(Corrects headline and first paragraph to refer to deficit reduction.)
June 22 (Bloomberg) -- U.S. Treasury Secretary Timothy F. Geithner said a bipartisan agreement on the deficit would help small-business lending.
“If Congress can find a way to reach a bipartisan, comprehensive, balanced agreement to bring down long-term deficits that would help. It would be a sign that Washington works, is able to come together to solve some problems,” Geithner said today at a hearing before the House Small Business Committee. “That would improve overall confidence across the country.”
Lawmakers met again today to reach a deal on the debt limit before the Aug. 2 deadline Geithner has set for legislation. The hearing largely focused on Treasury’s $30 billion Small Business Lending Program that’s yet to distribute funds. Geithner recognized the program has been slow to start and said it would begin distributing funds soon. Treasury has received 869 applications for $11.6 billion in funding.
“We’re a little a little disappointed too and a little surprised it’s been slower than we thought,” Geithner said. “We’re slower than we thought but we are close to moving ahead and I’m confident you are going to see a very meaningful impact on the institutions that are eligible and we’re close to being able to release that impact.”
Lawmakers on both sides of the aisle said the program is moving too slowly.
“Throughout my discussions with Treasury staff I was told the program would be up and running in six months,” committee ranking member Nydia Velazquez, a Democrat from New York, said. “I am quite disappointed that still not a single money has been dispersed to the small companies.”
“I’m talking about creditworthy institutions who cannot get a response from Treasury, your office, about whether or not they are approved or not approved,” said Jaime Herrera Beutler, a Republican from Washington.
The $30 billion small-business lending program was set up in September by Congress and the administration of President Barack Obama to provide low-interest capital injections to community banks that increase their lending to small companies.
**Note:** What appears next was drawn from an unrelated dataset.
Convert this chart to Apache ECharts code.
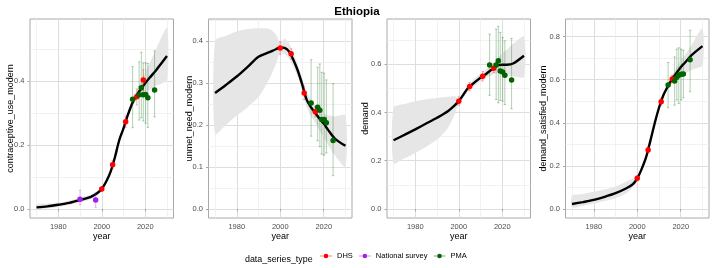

The program permits them to use the new capital to essentially refinance their TARP debt.
Geithner said the program’s delay is due to the narrow focus of institutions and regulatory scrutiny of applicants.
“What this program tries to do is reach a subset of the banking system that can’t raise capital on their own but are still viable institutions,” Geithner said. “That’s not going to be a bulk of banks but is going to be a meaningful fraction.”
“The reason we are a little behind schedule is because we are being careful. The regulators are being careful and that’s what you want us to do,” he said.
Lawmakers also asked whether the Dodd-Frank Act is harming small businesses.
“Dodd-Frank was very carefully designed to make sure that small businesses were not the object of a huge increase of or meaningful increase of regulation,” Geithner said.
Allen West, a Florida Republican, said small companies have suffered “collateral damage” from Dodd-Frank and the right balance needs to be reached.
“The crisis caused a huge amount of damage,” he said. “It’s going to take years for us to dig our way out of that hole. A lot of the damage was concentrated in construction where a lot of small businesses operate,” Geithner said.